=== Problem requirements ===
Type again, exactly, the lines below from the start through the line that includes "(0,0) rectangle (505,447);".

=== Data section ===

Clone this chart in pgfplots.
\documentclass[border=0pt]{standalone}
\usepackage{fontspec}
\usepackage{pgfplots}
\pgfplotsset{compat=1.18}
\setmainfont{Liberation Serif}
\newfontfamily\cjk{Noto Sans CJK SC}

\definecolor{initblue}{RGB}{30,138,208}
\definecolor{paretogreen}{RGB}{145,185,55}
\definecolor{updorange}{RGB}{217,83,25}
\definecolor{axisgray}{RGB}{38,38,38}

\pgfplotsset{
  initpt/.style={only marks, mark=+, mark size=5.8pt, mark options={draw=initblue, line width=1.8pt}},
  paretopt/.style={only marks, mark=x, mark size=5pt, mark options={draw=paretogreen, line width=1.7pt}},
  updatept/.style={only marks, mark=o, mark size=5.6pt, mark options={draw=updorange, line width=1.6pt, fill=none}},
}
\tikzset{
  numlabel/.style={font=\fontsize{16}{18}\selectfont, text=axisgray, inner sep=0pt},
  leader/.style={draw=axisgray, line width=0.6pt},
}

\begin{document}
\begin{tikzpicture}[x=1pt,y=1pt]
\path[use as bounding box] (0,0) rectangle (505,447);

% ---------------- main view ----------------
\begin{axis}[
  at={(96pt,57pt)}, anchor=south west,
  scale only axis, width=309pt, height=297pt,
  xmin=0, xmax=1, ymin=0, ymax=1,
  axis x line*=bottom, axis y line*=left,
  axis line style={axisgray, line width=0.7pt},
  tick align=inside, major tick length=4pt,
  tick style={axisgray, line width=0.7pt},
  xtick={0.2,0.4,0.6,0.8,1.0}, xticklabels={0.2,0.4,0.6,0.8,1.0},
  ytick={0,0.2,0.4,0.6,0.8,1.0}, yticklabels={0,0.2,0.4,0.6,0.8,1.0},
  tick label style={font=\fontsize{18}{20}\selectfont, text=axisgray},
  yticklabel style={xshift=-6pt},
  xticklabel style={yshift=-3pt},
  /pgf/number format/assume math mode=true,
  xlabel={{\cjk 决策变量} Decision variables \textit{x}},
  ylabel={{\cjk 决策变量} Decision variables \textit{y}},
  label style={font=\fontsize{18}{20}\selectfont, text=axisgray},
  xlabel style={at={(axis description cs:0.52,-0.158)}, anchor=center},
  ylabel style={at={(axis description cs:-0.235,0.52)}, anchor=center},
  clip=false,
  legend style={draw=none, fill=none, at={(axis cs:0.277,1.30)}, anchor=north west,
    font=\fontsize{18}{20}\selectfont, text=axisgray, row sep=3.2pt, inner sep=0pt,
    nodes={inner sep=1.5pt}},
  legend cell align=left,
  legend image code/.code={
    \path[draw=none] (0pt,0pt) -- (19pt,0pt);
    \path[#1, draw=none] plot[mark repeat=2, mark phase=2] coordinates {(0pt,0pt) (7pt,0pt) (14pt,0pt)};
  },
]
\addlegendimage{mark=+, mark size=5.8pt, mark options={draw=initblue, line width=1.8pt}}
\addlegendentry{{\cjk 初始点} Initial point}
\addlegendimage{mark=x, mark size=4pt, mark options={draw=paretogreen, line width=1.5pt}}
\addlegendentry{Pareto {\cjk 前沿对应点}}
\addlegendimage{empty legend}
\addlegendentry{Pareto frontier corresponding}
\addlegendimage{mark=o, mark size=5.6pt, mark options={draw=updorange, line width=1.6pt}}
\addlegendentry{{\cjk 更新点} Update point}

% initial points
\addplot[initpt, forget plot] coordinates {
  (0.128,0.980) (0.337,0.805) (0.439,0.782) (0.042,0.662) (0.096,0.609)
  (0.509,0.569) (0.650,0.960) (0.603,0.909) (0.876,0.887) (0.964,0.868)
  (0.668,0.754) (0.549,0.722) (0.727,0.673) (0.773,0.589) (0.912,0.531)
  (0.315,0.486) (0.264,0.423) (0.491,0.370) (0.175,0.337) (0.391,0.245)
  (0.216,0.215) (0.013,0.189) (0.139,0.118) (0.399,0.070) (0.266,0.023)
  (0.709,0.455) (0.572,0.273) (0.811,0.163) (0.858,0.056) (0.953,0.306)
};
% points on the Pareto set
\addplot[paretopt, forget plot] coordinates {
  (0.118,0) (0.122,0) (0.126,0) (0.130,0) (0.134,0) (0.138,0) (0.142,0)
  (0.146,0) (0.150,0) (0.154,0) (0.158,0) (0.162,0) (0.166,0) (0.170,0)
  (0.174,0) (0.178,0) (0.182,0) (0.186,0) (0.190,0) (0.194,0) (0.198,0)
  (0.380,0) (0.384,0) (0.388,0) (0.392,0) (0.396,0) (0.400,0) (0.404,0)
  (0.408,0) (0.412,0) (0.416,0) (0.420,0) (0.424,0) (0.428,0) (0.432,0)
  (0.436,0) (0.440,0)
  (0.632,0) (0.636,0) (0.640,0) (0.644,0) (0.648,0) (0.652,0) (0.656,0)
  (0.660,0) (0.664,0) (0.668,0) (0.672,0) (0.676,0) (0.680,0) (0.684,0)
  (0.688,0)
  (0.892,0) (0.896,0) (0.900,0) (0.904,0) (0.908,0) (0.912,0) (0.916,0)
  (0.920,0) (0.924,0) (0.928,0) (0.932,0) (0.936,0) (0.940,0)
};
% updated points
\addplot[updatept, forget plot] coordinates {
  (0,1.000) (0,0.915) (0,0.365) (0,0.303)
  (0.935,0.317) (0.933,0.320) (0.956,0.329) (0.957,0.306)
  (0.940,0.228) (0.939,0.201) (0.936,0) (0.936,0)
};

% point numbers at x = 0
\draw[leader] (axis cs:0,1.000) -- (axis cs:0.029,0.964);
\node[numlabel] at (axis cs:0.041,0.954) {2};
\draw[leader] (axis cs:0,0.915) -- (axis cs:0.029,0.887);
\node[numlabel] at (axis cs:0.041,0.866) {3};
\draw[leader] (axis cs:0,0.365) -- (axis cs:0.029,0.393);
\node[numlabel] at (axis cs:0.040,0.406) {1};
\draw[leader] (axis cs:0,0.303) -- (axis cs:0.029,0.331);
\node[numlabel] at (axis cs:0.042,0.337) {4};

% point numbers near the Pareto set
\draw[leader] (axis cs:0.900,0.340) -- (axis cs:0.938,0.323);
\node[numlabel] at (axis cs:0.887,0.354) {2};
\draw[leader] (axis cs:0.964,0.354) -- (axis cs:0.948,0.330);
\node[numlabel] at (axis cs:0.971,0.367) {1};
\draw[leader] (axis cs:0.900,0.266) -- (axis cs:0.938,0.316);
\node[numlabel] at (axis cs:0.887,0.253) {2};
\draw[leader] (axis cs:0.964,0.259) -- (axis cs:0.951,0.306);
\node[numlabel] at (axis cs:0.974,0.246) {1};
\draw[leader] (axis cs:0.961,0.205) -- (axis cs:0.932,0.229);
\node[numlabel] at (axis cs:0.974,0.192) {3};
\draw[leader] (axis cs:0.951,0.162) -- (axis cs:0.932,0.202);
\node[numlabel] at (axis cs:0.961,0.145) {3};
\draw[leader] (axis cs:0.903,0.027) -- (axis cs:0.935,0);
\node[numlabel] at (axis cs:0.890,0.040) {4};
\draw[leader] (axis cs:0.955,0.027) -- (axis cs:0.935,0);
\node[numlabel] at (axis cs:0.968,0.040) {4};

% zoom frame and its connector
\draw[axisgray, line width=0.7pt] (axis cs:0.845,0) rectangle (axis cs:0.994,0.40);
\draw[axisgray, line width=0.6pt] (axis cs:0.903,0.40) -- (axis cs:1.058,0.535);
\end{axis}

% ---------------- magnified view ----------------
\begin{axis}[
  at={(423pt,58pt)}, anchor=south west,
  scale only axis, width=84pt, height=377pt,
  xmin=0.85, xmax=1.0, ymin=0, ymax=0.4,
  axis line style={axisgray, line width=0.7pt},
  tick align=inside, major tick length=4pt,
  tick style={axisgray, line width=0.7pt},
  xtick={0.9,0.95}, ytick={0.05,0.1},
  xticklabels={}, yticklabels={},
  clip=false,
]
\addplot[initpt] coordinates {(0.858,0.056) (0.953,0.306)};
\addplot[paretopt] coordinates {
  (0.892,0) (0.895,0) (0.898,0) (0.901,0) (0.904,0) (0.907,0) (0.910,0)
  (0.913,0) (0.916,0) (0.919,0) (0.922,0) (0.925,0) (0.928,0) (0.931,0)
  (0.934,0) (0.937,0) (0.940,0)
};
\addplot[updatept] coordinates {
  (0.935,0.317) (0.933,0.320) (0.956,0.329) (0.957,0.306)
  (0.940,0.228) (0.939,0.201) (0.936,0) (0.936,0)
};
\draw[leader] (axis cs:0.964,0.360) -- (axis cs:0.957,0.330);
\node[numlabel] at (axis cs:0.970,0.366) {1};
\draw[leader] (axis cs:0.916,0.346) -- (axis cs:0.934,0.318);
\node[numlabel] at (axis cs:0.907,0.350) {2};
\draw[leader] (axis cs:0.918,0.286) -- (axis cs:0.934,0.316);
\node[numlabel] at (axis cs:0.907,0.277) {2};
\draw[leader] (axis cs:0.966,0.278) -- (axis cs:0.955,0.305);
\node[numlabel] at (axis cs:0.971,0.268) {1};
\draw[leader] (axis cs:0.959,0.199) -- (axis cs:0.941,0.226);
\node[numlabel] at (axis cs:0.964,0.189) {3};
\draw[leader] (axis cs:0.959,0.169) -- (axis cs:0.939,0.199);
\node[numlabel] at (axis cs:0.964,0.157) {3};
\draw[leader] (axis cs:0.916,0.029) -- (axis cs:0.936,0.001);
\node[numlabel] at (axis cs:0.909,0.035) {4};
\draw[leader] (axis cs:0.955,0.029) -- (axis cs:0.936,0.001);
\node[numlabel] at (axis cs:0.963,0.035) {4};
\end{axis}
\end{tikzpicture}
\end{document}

===

=== Finished exercise ===
Clone this chart in pgfplots.
\documentclass[border=0pt]{standalone}
\usepackage{fontspec}
\usepackage{pgfplots}
\pgfplotsset{compat=1.18}
\setmainfont{Liberation Serif}
\newfontfamily\cjk{Noto Sans CJK SC}

\definecolor{initblue}{RGB}{30,138,208}
\definecolor{paretogreen}{RGB}{145,185,55}
\definecolor{updorange}{RGB}{217,83,25}
\definecolor{axisgray}{RGB}{38,38,38}

\pgfplotsset{
  initpt/.style={only marks, mark=+, mark size=5.8pt, mark options={draw=initblue, line width=1.8pt}},
  paretopt/.style={only marks, mark=x, mark size=5pt, mark options={draw=paretogreen, line width=1.7pt}},
  updatept/.style={only marks, mark=o, mark size=5.6pt, mark options={draw=updorange, line width=1.6pt, fill=none}},
}
\tikzset{
  numlabel/.style={font=\fontsize{16}{18}\selectfont, text=axisgray, inner sep=0pt},
  leader/.style={draw=axisgray, line width=0.6pt},
}

\begin{document}
\begin{tikzpicture}[x=1pt,y=1pt]
\path[use as bounding box] (0,0) rectangle (505,447);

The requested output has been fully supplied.